Leave out the pictures and repeat the rest of the material exactly.

---*---

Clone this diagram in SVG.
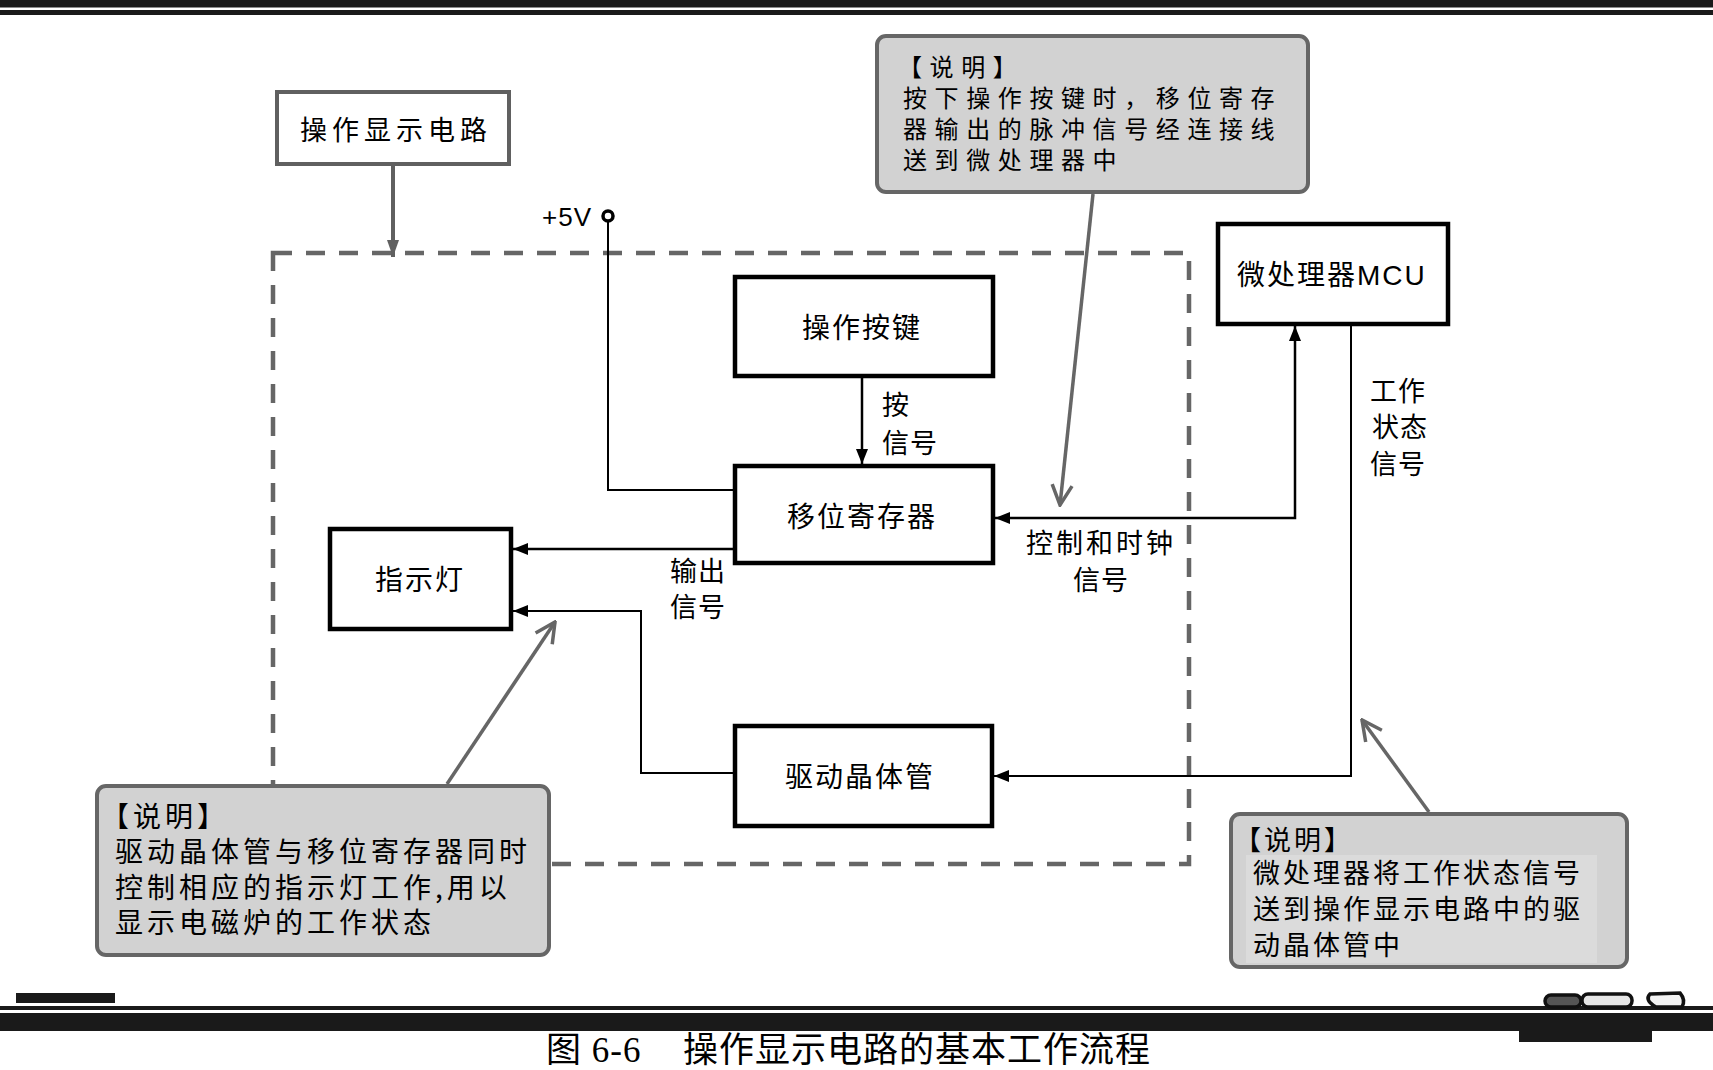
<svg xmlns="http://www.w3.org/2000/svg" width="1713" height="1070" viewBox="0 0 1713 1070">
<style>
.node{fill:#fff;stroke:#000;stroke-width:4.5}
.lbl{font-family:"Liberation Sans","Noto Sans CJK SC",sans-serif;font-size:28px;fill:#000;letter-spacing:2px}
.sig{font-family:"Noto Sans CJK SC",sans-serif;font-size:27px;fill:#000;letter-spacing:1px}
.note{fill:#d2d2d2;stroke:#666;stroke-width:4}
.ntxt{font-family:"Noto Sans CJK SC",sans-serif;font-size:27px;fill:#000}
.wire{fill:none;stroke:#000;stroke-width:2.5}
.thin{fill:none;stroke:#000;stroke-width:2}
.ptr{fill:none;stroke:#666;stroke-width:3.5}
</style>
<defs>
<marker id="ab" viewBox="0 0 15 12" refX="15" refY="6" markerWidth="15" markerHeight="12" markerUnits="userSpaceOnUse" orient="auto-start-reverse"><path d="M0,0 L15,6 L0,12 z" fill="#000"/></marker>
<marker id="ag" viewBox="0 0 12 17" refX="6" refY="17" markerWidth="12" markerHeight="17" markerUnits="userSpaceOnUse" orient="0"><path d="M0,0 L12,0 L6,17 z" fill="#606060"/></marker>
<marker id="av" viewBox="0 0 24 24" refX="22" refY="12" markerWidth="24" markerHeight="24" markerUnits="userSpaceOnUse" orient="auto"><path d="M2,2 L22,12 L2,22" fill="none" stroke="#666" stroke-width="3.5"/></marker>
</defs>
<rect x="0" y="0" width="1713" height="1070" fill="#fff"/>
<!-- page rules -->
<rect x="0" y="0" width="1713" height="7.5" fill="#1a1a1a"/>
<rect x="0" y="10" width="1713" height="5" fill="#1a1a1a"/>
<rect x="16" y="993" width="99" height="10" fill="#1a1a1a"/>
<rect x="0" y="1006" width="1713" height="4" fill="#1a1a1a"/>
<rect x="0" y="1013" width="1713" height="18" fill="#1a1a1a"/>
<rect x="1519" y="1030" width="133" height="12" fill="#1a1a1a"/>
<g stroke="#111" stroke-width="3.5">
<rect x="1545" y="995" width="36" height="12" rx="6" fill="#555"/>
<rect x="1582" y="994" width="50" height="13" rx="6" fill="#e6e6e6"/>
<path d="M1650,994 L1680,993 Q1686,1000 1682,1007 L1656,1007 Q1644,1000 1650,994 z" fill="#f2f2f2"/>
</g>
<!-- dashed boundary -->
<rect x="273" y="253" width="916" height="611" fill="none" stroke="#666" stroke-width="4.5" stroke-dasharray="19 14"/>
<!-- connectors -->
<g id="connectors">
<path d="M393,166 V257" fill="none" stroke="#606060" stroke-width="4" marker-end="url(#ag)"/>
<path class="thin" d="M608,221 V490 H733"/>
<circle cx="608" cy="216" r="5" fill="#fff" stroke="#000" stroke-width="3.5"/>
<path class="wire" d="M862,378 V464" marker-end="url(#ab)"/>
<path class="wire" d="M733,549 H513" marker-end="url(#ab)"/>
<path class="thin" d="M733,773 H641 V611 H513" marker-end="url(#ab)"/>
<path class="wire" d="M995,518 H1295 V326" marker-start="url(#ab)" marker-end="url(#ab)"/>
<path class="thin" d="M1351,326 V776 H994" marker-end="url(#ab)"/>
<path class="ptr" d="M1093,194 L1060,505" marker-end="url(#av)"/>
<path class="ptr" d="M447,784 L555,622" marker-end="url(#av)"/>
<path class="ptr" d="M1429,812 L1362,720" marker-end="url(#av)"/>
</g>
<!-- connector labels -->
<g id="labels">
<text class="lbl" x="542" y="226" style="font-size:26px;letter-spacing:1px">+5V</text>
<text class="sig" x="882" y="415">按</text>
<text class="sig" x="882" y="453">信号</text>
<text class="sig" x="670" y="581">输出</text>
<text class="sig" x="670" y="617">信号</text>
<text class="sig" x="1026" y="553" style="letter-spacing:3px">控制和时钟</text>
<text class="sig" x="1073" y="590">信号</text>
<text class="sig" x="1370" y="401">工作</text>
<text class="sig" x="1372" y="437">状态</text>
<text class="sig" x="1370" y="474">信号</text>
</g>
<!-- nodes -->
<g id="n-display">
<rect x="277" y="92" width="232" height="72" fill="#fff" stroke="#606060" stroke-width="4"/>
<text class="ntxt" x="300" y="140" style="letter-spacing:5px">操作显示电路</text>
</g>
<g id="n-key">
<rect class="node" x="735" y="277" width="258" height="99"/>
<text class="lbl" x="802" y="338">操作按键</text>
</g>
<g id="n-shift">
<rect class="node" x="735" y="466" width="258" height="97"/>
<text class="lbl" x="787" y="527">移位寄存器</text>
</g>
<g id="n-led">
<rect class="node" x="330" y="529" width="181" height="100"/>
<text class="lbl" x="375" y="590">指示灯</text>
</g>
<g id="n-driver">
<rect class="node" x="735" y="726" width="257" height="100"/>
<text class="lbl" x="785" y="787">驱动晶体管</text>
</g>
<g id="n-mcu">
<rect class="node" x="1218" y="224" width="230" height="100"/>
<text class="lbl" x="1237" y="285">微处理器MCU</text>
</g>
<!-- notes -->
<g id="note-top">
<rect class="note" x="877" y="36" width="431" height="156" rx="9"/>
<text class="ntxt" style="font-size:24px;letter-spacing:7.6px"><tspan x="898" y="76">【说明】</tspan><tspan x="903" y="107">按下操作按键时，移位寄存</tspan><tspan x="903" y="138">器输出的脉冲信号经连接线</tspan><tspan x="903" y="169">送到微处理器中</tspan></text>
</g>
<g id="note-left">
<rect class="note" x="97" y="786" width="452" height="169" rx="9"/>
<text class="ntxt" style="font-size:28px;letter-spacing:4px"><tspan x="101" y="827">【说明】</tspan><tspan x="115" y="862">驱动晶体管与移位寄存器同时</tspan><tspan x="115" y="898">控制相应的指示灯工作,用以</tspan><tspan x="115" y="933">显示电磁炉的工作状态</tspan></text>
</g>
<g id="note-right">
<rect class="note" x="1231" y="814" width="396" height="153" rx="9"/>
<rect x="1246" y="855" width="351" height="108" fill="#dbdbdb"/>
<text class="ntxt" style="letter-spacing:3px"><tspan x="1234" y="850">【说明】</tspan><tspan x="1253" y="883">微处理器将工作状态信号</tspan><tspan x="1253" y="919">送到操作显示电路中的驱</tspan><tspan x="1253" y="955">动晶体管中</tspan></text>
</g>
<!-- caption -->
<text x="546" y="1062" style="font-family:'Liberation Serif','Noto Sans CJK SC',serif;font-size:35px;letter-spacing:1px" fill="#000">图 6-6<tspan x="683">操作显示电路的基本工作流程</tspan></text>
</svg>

---*---

Output of the task
Clone this diagram in SVG.
<svg xmlns="http://www.w3.org/2000/svg" width="1713" height="1070" viewBox="0 0 1713 1070">
<style>
.node{fill:#fff;stroke:#000;stroke-width:4.5}
.lbl{font-family:"Liberation Sans","Noto Sans CJK SC",sans-serif;font-size:28px;fill:#000;letter-spacing:2px}
.sig{font-family:"Noto Sans CJK SC",sans-serif;font-size:27px;fill:#000;letter-spacing:1px}
.note{fill:#d2d2d2;stroke:#666;stroke-width:4}
.ntxt{font-family:"Noto Sans CJK SC",sans-serif;font-size:27px;fill:#000}
.wire{fill:none;stroke:#000;stroke-width:2.5}
.thin{fill:none;stroke:#000;stroke-width:2}
.ptr{fill:none;stroke:#666;stroke-width:3.5}
</style>
<defs>
<marker id="ab" viewBox="0 0 15 12" refX="15" refY="6" markerWidth="15" markerHeight="12" markerUnits="userSpaceOnUse" orient="auto-start-reverse"><path d="M0,0 L15,6 L0,12 z" fill="#000"/></marker>
<marker id="ag" viewBox="0 0 12 17" refX="6" refY="17" markerWidth="12" markerHeight="17" markerUnits="userSpaceOnUse" orient="0"><path d="M0,0 L12,0 L6,17 z" fill="#606060"/></marker>
<marker id="av" viewBox="0 0 24 24" refX="22" refY="12" markerWidth="24" markerHeight="24" markerUnits="userSpaceOnUse" orient="auto"><path d="M2,2 L22,12 L2,22" fill="none" stroke="#666" stroke-width="3.5"/></marker>
</defs>
<rect x="0" y="0" width="1713" height="1070" fill="#fff"/>
<!-- page rules -->
<rect x="0" y="0" width="1713" height="7.5" fill="#1a1a1a"/>
<rect x="0" y="10" width="1713" height="5" fill="#1a1a1a"/>
<rect x="16" y="993" width="99" height="10" fill="#1a1a1a"/>
<rect x="0" y="1006" width="1713" height="4" fill="#1a1a1a"/>
<rect x="0" y="1013" width="1713" height="18" fill="#1a1a1a"/>
<rect x="1519" y="1030" width="133" height="12" fill="#1a1a1a"/>
<g stroke="#111" stroke-width="3.5">
<rect x="1545" y="995" width="36" height="12" rx="6" fill="#555"/>
<rect x="1582" y="994" width="50" height="13" rx="6" fill="#e6e6e6"/>
<path d="M1650,994 L1680,993 Q1686,1000 1682,1007 L1656,1007 Q1644,1000 1650,994 z" fill="#f2f2f2"/>
</g>
<!-- dashed boundary -->
<rect x="273" y="253" width="916" height="611" fill="none" stroke="#666" stroke-width="4.5" stroke-dasharray="19 14"/>
<!-- connectors -->
<g id="connectors">
<path d="M393,166 V257" fill="none" stroke="#606060" stroke-width="4" marker-end="url(#ag)"/>
<path class="thin" d="M608,221 V490 H733"/>
<circle cx="608" cy="216" r="5" fill="#fff" stroke="#000" stroke-width="3.5"/>
<path class="wire" d="M862,378 V464" marker-end="url(#ab)"/>
<path class="wire" d="M733,549 H513" marker-end="url(#ab)"/>
<path class="thin" d="M733,773 H641 V611 H513" marker-end="url(#ab)"/>
<path class="wire" d="M995,518 H1295 V326" marker-start="url(#ab)" marker-end="url(#ab)"/>
<path class="thin" d="M1351,326 V776 H994" marker-end="url(#ab)"/>
<path class="ptr" d="M1093,194 L1060,505" marker-end="url(#av)"/>
<path class="ptr" d="M447,784 L555,622" marker-end="url(#av)"/>
<path class="ptr" d="M1429,812 L1362,720" marker-end="url(#av)"/>
</g>
<!-- connector labels -->
<g id="labels">
<text class="lbl" x="542" y="226" style="font-size:26px;letter-spacing:1px">+5V</text>
<text class="sig" x="882" y="415">按</text>
<text class="sig" x="882" y="453">信号</text>
<text class="sig" x="670" y="581">输出</text>
<text class="sig" x="670" y="617">信号</text>
<text class="sig" x="1026" y="553" style="letter-spacing:3px">控制和时钟</text>
<text class="sig" x="1073" y="590">信号</text>
<text class="sig" x="1370" y="401">工作</text>
<text class="sig" x="1372" y="437">状态</text>
<text class="sig" x="1370" y="474">信号</text>
</g>
<!-- nodes -->
<g id="n-display">
<rect x="277" y="92" width="232" height="72" fill="#fff" stroke="#606060" stroke-width="4"/>
<text class="ntxt" x="300" y="140" style="letter-spacing:5px">操作显示电路</text>
</g>
<g id="n-key">
<rect class="node" x="735" y="277" width="258" height="99"/>
<text class="lbl" x="802" y="338">操作按键</text>
</g>
<g id="n-shift">
<rect class="node" x="735" y="466" width="258" height="97"/>
<text class="lbl" x="787" y="527">移位寄存器</text>
</g>
<g id="n-led">
<rect class="node" x="330" y="529" width="181" height="100"/>
<text class="lbl" x="375" y="590">指示灯</text>
</g>
<g id="n-driver">
<rect class="node" x="735" y="726" width="257" height="100"/>
<text class="lbl" x="785" y="787">驱动晶体管</text>
</g>
<g id="n-mcu">
<rect class="node" x="1218" y="224" width="230" height="100"/>
<text class="lbl" x="1237" y="285">微处理器MCU</text>
</g>
<!-- notes -->
<g id="note-top">
<rect class="note" x="877" y="36" width="431" height="156" rx="9"/>
<text class="ntxt" style="font-size:24px;letter-spacing:7.6px"><tspan x="898" y="76">【说明】</tspan><tspan x="903" y="107">按下操作按键时，移位寄存</tspan><tspan x="903" y="138">器输出的脉冲信号经连接线</tspan><tspan x="903" y="169">送到微处理器中</tspan></text>
</g>
<g id="note-left">
<rect class="note" x="97" y="786" width="452" height="169" rx="9"/>
<text class="ntxt" style="font-size:28px;letter-spacing:4px"><tspan x="101" y="827">【说明】</tspan><tspan x="115" y="862">驱动晶体管与移位寄存器同时</tspan><tspan x="115" y="898">控制相应的指示灯工作,用以</tspan><tspan x="115" y="933">显示电磁炉的工作状态</tspan></text>
</g>
<g id="note-right">
<rect class="note" x="1231" y="814" width="396" height="153" rx="9"/>
<rect x="1246" y="855" width="351" height="108" fill="#dbdbdb"/>
<text class="ntxt" style="letter-spacing:3px"><tspan x="1234" y="850">【说明】</tspan><tspan x="1253" y="883">微处理器将工作状态信号</tspan><tspan x="1253" y="919">送到操作显示电路中的驱</tspan><tspan x="1253" y="955">动晶体管中</tspan></text>
</g>
<!-- caption -->
<text x="546" y="1062" style="font-family:'Liberation Serif','Noto Sans CJK SC',serif;font-size:35px;letter-spacing:1px" fill="#000">图 6-6<tspan x="683">操作显示电路的基本工作流程</tspan></text>
</svg>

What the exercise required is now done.